Nesse sentido, a nossa seleção, taticamente muito forte no plano da leitura do jogo (inclusive a identificar os pontos fortes adversários e anulá-los), sente uma dificuldade extra porque, apesar da sua enorme competitividade, não tem esse estilo definido.
Tem planos de jogo, diferentes sistemas, jogadores de talento e rotação (penso aqui no triângulo do meio-campo) que a mantêm sempre muito intensa, mas sofre quando sente o jogo fugir desses meros 90 minutos e ter uma origem estilística muito vincada. Ou seja, quando, em campo, é confrontada com uma identidade e não mais um simples adversário.
2 - Ficamos inconfortáveis. Sabemos o nosso valor, mas a nossa identidade não é um valor absoluto com uma resposta de jogo só (como o estilo da Espanha). A nossa identidade está no mestrado da estratégia e do jogar bem tático.
É nestes confrontos em que o lado do estilo toma conta da bola e das operações do jogo que sentimos mais dificuldades. Porque, de repente, é como não soubéssemos... quem somos. Que cara devemos adquirir?
Como não temos um refúgio de estilo ao qual deitarmos mão nesse momento, a reação é querer responder, ao mesmo tempo, com diferentes coisas no jogo. Com essa ânsia de parar o adversário (para o seu estilo de jogo "deixar de falar" e nos reorganizamos), acabamos por nos confundir e não dizer taticamente coisas com sentido (entenda-se princípios de jogo cruzados com posicionamentos certos nas transições, sobretudo no pós-recuperação de bola). Acabamos assim em sofrimento.
3 -Como sair disto? Pensava Fernando Santos naquela primeira meia hora em que (sem definir zonas de pressão coletiva) só víamos a bola a passar, velozmente, num jogo circular e vertical, à frente do nariz dos nossos jogadores e a aparecer com perigo perto da nossa baliza.
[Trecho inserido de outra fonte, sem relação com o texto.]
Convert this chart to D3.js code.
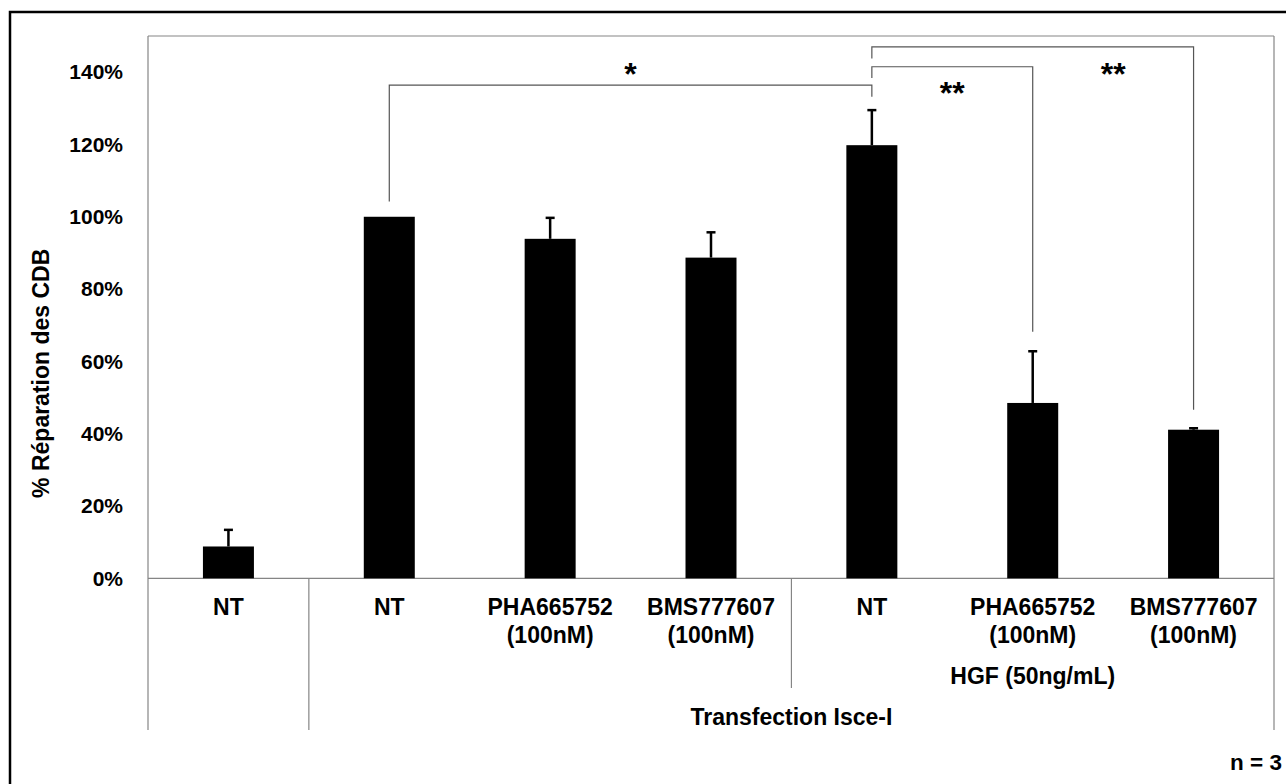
<!DOCTYPE html>
<html>
<head>
<meta charset="utf-8">
<script src="https://cdn.jsdelivr.net/npm/d3@7"></script>
<style>
  html, body { margin: 0; padding: 0; background: #fff; }
  svg { display: block; font-family: "Liberation Sans", Arial, sans-serif; font-weight: bold; }
</style>
</head>
<body>
<svg id="chart" width="1286" height="784"></svg>
<script>
// Conditions (first label line / second label line)
const categoryIds = ["ctl_nt", "tr_nt", "tr_pha", "tr_bms", "hgf_nt", "hgf_pha", "hgf_bms"];
const labelLine1 = ["NT", "NT", "PHA665752", "BMS777607", "NT", "PHA665752", "BMS777607"];
const labelLine2 = ["", "", "(100nM)", "(100nM)", "", "(100nM)", "(100nM)"];

// Mean DSB repair (%) and standard error
const repair = [8.8, 100, 93.9, 88.7, 119.8, 48.5, 41.1];
const errors = [4.6, 0, 5.8, 7.0, 9.7, 14.3, 0.4];

const yTicks = [0, 20, 40, 60, 80, 100, 120, 140];

// Grouping rows under the category labels
const groupHGF = { label: "HGF (50ng/mL)", from: 4, to: 6 };
const groupTransfection = { label: "Transfection Isce-I", from: 1, to: 6 };

// Significance brackets: compared categories, bracket level, leg ends (in %), marker
const brackets = [
  { a: 1, b: 4, level: 136.4, legA: 104.2, legB: 133.2, mark: "*",  markAt: [1, 4], markY: 141.3 },
  { a: 4, b: 5, level: 141.5, legA: 138.4, legB: 68.2,  mark: "**", markAt: [4, 5], markY: 136.2 },
  { a: 4, b: 6, level: 147.0, legA: 143.8, legB: 46.6,  mark: "**", markAt: [5, 6], markY: 141.4 }
];

const svg = d3.select("#chart");

const plotLeft = 148, plotRight = 1274, plotTop = 36, axisY = 578.3, frameBottom = 730;

const x = d3.scaleBand()
  .domain(categoryIds)
  .range([plotLeft, plotRight])
  .paddingInner(0.683)
  .paddingOuter(0.3415);

const y = d3.scaleLinear().domain([0, 150]).range([axisY, plotTop]);

const step = x.step();
const cx = i => x(categoryIds[i]) + x.bandwidth() / 2;
const slotLeft = i => cx(i) - step / 2;
const slotRight = i => cx(i) + step / 2;

// Outer figure border
svg.append("rect")
  .attr("x", 10).attr("y", 12)
  .attr("width", 1300).attr("height", 800)
  .attr("fill", "none").attr("stroke", "#000").attr("stroke-width", 2.5);

// Plot frame
const frame = svg.append("g").attr("stroke", "#858585").attr("stroke-width", 1.2).attr("fill", "none");
frame.append("line").attr("x1", plotLeft).attr("x2", plotRight).attr("y1", plotTop).attr("y2", plotTop);
frame.append("line").attr("x1", plotRight).attr("x2", plotRight).attr("y1", plotTop).attr("y2", frameBottom);
frame.append("line").attr("x1", plotLeft).attr("x2", plotLeft).attr("y1", plotTop).attr("y2", frameBottom);

// Y axis labels
const yAxis = d3.axisLeft(y)
  .tickValues(yTicks)
  .tickSize(0)
  .tickPadding(25)
  .tickFormat(d => d + "%");
const gy = svg.append("g").attr("transform", `translate(${plotLeft},0)`).call(yAxis);
gy.select(".domain").remove();
gy.selectAll("text")
  .attr("font-family", "Liberation Sans, Arial, sans-serif")
  .attr("font-weight", "bold")
  .attr("font-size", 21)
  .attr("fill", "#000");

// Y axis title
svg.append("text")
  .attr("transform", "translate(48.5,373.3) rotate(-90)")
  .attr("text-anchor", "middle")
  .attr("font-size", 23)
  .attr("fill", "#000")
  .text("% Réparation des CDB");

// X axis baseline
svg.append("line")
  .attr("x1", plotLeft).attr("x2", plotRight)
  .attr("y1", axisY).attr("y2", axisY)
  .attr("stroke", "#858585").attr("stroke-width", 1.2);

// Group separators in the category area
const sep = svg.append("g").attr("stroke", "#858585").attr("stroke-width", 1.2);
sep.append("line")
  .attr("x1", slotLeft(groupTransfection.from)).attr("x2", slotLeft(groupTransfection.from))
  .attr("y1", axisY).attr("y2", frameBottom);
sep.append("line")
  .attr("x1", slotLeft(groupHGF.from)).attr("x2", slotLeft(groupHGF.from))
  .attr("y1", axisY).attr("y2", 688);

// Bars
svg.append("g").selectAll("rect")
  .data(repair)
  .join("rect")
  .attr("x", (d, i) => x(categoryIds[i]))
  .attr("width", x.bandwidth())
  .attr("y", d => y(d))
  .attr("height", d => y(0) - y(d))
  .attr("fill", "#000");

// Error bars (upper only)
const eb = svg.append("g").attr("stroke", "#000");
repair.forEach((v, i) => {
  if (errors[i] <= 0) return;
  eb.append("line")
    .attr("x1", cx(i)).attr("x2", cx(i))
    .attr("y1", y(v)).attr("y2", y(v + errors[i]))
    .attr("stroke-width", 2.5);
  eb.append("line")
    .attr("x1", cx(i) - 4.5).attr("x2", cx(i) + 4.5)
    .attr("y1", y(v + errors[i])).attr("y2", y(v + errors[i]))
    .attr("stroke-width", 2.5);
});

// Category labels
const lab = svg.append("g").attr("text-anchor", "middle").attr("font-size", 23).attr("fill", "#000");
categoryIds.forEach((id, i) => {
  lab.append("text").attr("x", cx(i)).attr("y", 615).text(labelLine1[i]);
  if (labelLine2[i]) lab.append("text").attr("x", cx(i)).attr("y", 642.5).text(labelLine2[i]);
});
lab.append("text")
  .attr("x", (slotLeft(groupHGF.from) + slotRight(groupHGF.to)) / 2)
  .attr("y", 683.5)
  .text(groupHGF.label);
lab.append("text")
  .attr("x", (slotLeft(groupTransfection.from) + slotRight(groupTransfection.to)) / 2)
  .attr("y", 725)
  .text(groupTransfection.label);

// Significance brackets
const br = svg.append("g");
brackets.forEach(b => {
  const xa = cx(b.a), xb = cx(b.b), yl = y(b.level);
  br.append("path")
    .attr("d", `M${xa},${y(b.legA)}V${yl}H${xb}V${y(b.legB)}`)
    .attr("fill", "none")
    .attr("stroke", "#555")
    .attr("stroke-width", 1.2);
  br.append("text")
    .attr("x", (cx(b.markAt[0]) + cx(b.markAt[1])) / 2)
    .attr("y", y(b.markY) + 18)
    .attr("text-anchor", "middle")
    .attr("font-size", 32)
    .attr("fill", "#000")
    .text(b.mark);
});

// Sample size note
svg.append("text")
  .attr("x", 1282).attr("y", 769.5)
  .attr("text-anchor", "end")
  .attr("font-size", 22.5)
  .attr("fill", "#000")
  .text("n = 3");
</script>
</body>
</html>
Com o tempo, a nossa superior leitura de "por onde o jogo anda" permitiu estabilizar coberturas e, com a rotação mecanizada do nosso jogar (recorrendo à memória coletiva, porque pouco se treinou), equilibrámos este confronto de valores diferentes.
No final, porém, senti como a escola e um estilo bem definido são (ganhando ou perdendo) um tesouro incalculável para um país de futebol ter como referência quando, mais do que nos desafiarem sobre como jogamos, nos desafiam sobre quem somos, e então não conseguimos dar uma resposta clara e rápida ao opositor. Para refletir.